Blog by BINDUrecords.com
The mysterious distinction between mixing and mastering - and the discussion what exactly belongs where - originate in the idea of two different people working on the same song in different environments. What would be the best way to make use of these different perspectives on the mix? The industry standard way of doing things is for one engineer to finish the mix, and for the mastering engineer to fine tune the overall frequency balance and make the mix loud. In reality the self-producing artist will find him or herself in a situation where the lines between mix and master are blurred. Regardless of whether you master your own songs or have them mastered, stem-mastering can help you with problems in your mix and further increase the potential for overall improvement from mastering. Stem mastering means that the mastering engineer will receive a number of sub-groups - so called "stems" - instead of a single stereo-mixdown. That means the mastering engineer will have more possibilities in altering the sound and balance of the mix according to his wishes. It is the best way to make use of mastering-hardware specifically where the mix needs it and integrate analog summing into the process as well.

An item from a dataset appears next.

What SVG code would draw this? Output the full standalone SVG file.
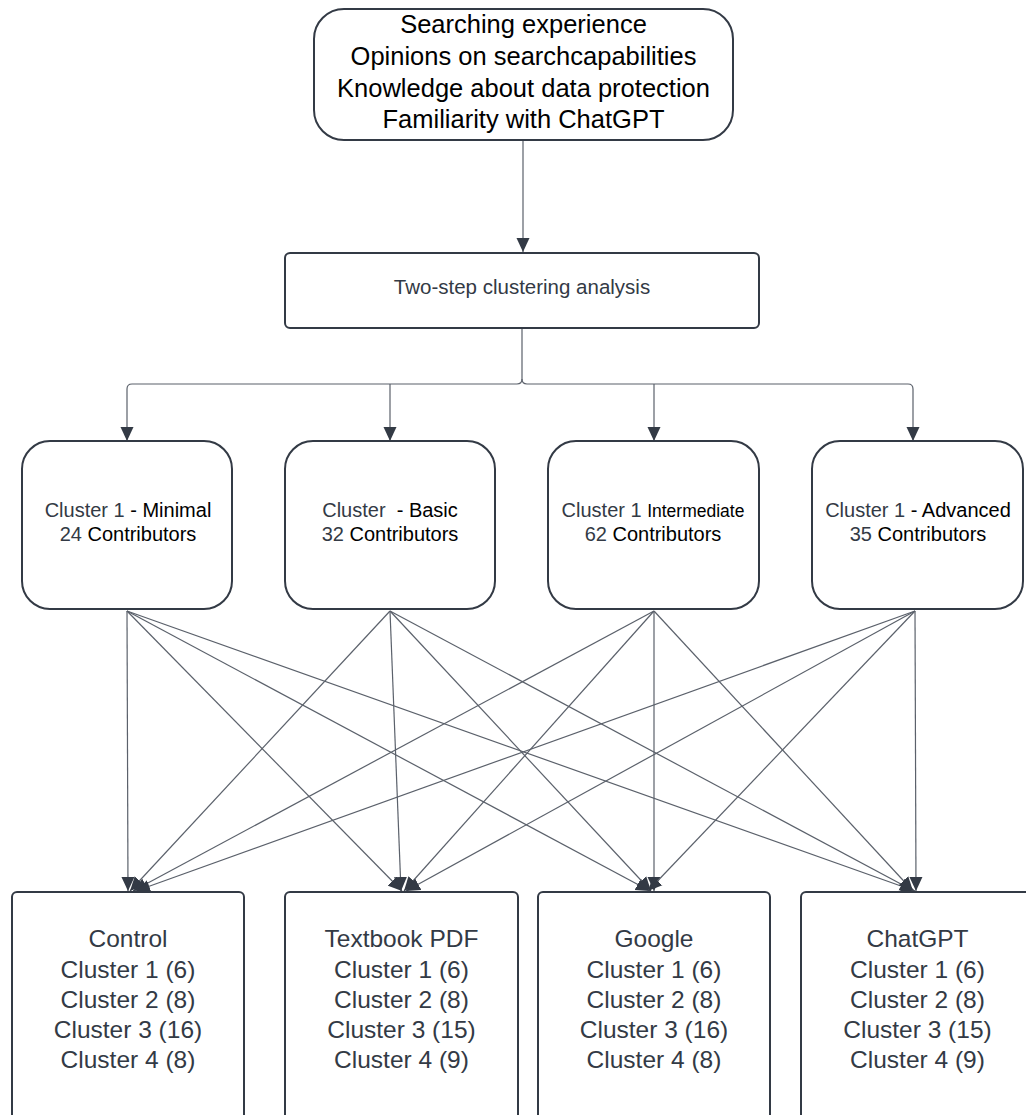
<svg xmlns="http://www.w3.org/2000/svg" width="1026" height="1115" viewBox="0 0 1026 1115">
<style>
.box{fill:#fff;stroke:#333a45;stroke-width:2}
.t{font-family:"Liberation Sans",Arial,sans-serif;text-anchor:middle;white-space:pre}
.g{fill:#333a45}
.k{fill:#000}
.c{fill:none;stroke:#5b616b;stroke-width:1.2}
</style>
<defs>
<marker id="ah" markerUnits="userSpaceOnUse" markerWidth="14" markerHeight="14" refX="14" refY="7" orient="auto">
<path d="M0,0.5 L14,7 L0,13.5 z" fill="#333a45"/>
</marker>
</defs>
<g id="connectors">
<path class="c" d="M523,141 V252" marker-end="url(#ah)"/>
<path class="c" d="M522,328 V379 Q522,384 517,384 H132 Q127,384 127,389 V441" marker-end="url(#ah)"/>
<path class="c" d="M522,379 Q522,384 527,384 H908 Q913,384 913,389 V441" marker-end="url(#ah)"/>
<path class="c" d="M390,384 V441" marker-end="url(#ah)"/>
<path class="c" d="M654,384 V441" marker-end="url(#ah)"/>
<line class="c" x1="127" y1="611" x2="128" y2="891" marker-end="url(#ah)"/>
<line class="c" x1="127" y1="611" x2="402" y2="891" marker-end="url(#ah)"/>
<line class="c" x1="127" y1="611" x2="650" y2="891" marker-end="url(#ah)"/>
<line class="c" x1="127" y1="611" x2="915" y2="891" marker-end="url(#ah)"/>
<line class="c" x1="390" y1="611" x2="130" y2="891" marker-end="url(#ah)"/>
<line class="c" x1="390" y1="611" x2="401" y2="891" marker-end="url(#ah)"/>
<line class="c" x1="390" y1="611" x2="651" y2="891" marker-end="url(#ah)"/>
<line class="c" x1="390" y1="611" x2="914" y2="891" marker-end="url(#ah)"/>
<line class="c" x1="654" y1="611" x2="133" y2="891" marker-end="url(#ah)"/>
<line class="c" x1="654" y1="611" x2="404" y2="891" marker-end="url(#ah)"/>
<line class="c" x1="654" y1="611" x2="654" y2="891" marker-end="url(#ah)"/>
<line class="c" x1="654" y1="611" x2="913" y2="891" marker-end="url(#ah)"/>
<line class="c" x1="915" y1="611" x2="136" y2="891" marker-end="url(#ah)"/>
<line class="c" x1="915" y1="611" x2="406" y2="891" marker-end="url(#ah)"/>
<line class="c" x1="915" y1="611" x2="648" y2="891" marker-end="url(#ah)"/>
<line class="c" x1="915" y1="611" x2="916" y2="891" marker-end="url(#ah)"/>
</g>
<g id="inputs">
<rect class="box" x="314" y="9" width="419" height="131" rx="30"/>
<text class="t k" font-size="25.5"><tspan x="523.5" y="33">Searching experience</tspan><tspan x="523.5" y="65">Opinions on searchcapabilities</tspan><tspan x="523.5" y="97">Knowledge about data protection</tspan><tspan x="523.5" y="128">Familiarity with ChatGPT</tspan></text>
</g>
<g id="analysis">
<rect class="box" x="285" y="253" width="474" height="75" rx="5"/>
<text class="t g" x="522" y="294" font-size="20.5">Two-step clustering analysis</text>
</g>
<g id="cluster-minimal">
<rect class="box" x="22" y="441" width="210" height="168" rx="28"/>
<text class="t" font-size="20"><tspan x="128" y="517"><tspan class="g">Cluster 1 </tspan><tspan class="k">- Minimal</tspan></tspan><tspan x="128" y="541"><tspan class="g">24 </tspan><tspan class="k">Contributors</tspan></tspan></text>
</g>
<g id="cluster-basic">
<rect class="box" x="285" y="441" width="210" height="168" rx="28"/>
<text class="t" font-size="20" xml:space="preserve"><tspan x="390" y="517"><tspan class="g">Cluster  </tspan><tspan class="k">- Basic</tspan></tspan><tspan x="390" y="541"><tspan class="g">32 </tspan><tspan class="k">Contributors</tspan></tspan></text>
</g>
<g id="cluster-intermediate">
<rect class="box" x="548" y="441" width="211" height="168" rx="28"/>
<text class="t" font-size="20"><tspan x="653" y="517"><tspan class="g">Cluster 1 </tspan><tspan class="k" font-size="17.5">Intermediate</tspan></tspan><tspan x="653" y="541"><tspan class="g">62 </tspan><tspan class="k">Contributors</tspan></tspan></text>
</g>
<g id="cluster-advanced">
<rect class="box" x="812" y="441" width="211" height="168" rx="28"/>
<text class="t" font-size="20"><tspan x="918" y="517"><tspan class="g">Cluster 1 </tspan><tspan class="k">- Advanced</tspan></tspan><tspan x="918" y="541"><tspan class="g">35 </tspan><tspan class="k">Contributors</tspan></tspan></text>
</g>
<g id="group-control">
<rect class="box" x="12" y="892" width="232" height="240" rx="5"/>
<text class="t g" font-size="24.5"><tspan x="128" y="947">Control</tspan><tspan x="128" y="978">Cluster 1 (6)</tspan><tspan x="128" y="1008">Cluster 2 (8)</tspan><tspan x="128" y="1038">Cluster 3 (16)</tspan><tspan x="128" y="1068">Cluster 4 (8)</tspan></text>
</g>
<g id="group-textbook">
<rect class="box" x="285" y="892" width="233" height="240" rx="5"/>
<text class="t g" font-size="24.5"><tspan x="401.5" y="947">Textbook PDF</tspan><tspan x="401.5" y="978">Cluster 1 (6)</tspan><tspan x="401.5" y="1008">Cluster 2 (8)</tspan><tspan x="401.5" y="1038">Cluster 3 (15)</tspan><tspan x="401.5" y="1068">Cluster 4 (9)</tspan></text>
</g>
<g id="group-google">
<rect class="box" x="538" y="892" width="232" height="240" rx="5"/>
<text class="t g" font-size="24.5"><tspan x="654" y="947">Google</tspan><tspan x="654" y="978">Cluster 1 (6)</tspan><tspan x="654" y="1008">Cluster 2 (8)</tspan><tspan x="654" y="1038">Cluster 3 (16)</tspan><tspan x="654" y="1068">Cluster 4 (8)</tspan></text>
</g>
<g id="group-chatgpt">
<rect class="box" x="801" y="892" width="233" height="240" rx="5"/>
<text class="t g" font-size="24.5"><tspan x="917.5" y="947">ChatGPT</tspan><tspan x="917.5" y="978">Cluster 1 (6)</tspan><tspan x="917.5" y="1008">Cluster 2 (8)</tspan><tspan x="917.5" y="1038">Cluster 3 (15)</tspan><tspan x="917.5" y="1068">Cluster 4 (9)</tspan></text>
</g>
</svg>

Chosing the right stems can be tricky if you are not sure how to improve your mix the best. Remember that stem mastering should not be seen as a compensation for a bad mix. If you are unhappy with your mix you should go back and fix the problems in it before you proceed to mastering, or take a look at our mixing packages if you need help. If you are happy with your mix however, think about what elements go together and what elements need seperation. I would recommend using between two and four stereo stems for mastering, grouping elements that go together sonically. Each stem can then be run through an outboard effect if needed and finaly into the mixer to adjust the final levels. Again, this is not supposed to replace leveling during mixing, but rather to make slight adjustments while already previewing the finished mastered signal. Use this example for a stem-mastering chain:
Analog Summing is an essential part of stem mastering because it allows you to master stems in a completely analog fashion, adding outboard effects to the stems along the way without adding unnecessairy conversions. In general, analog summing means that instead of letting your DAW calculate the sum of all your tracks digitally, you will send them out of your interface seperately and let a summing mixer or console do the summing and then return the finished stereo signal to your interface. Besides the outboard effects used, analog summing itself should give your mix more glue and lifeliness. Vocals for instance, tend to sit in the mix better than being mixed strictly in the box.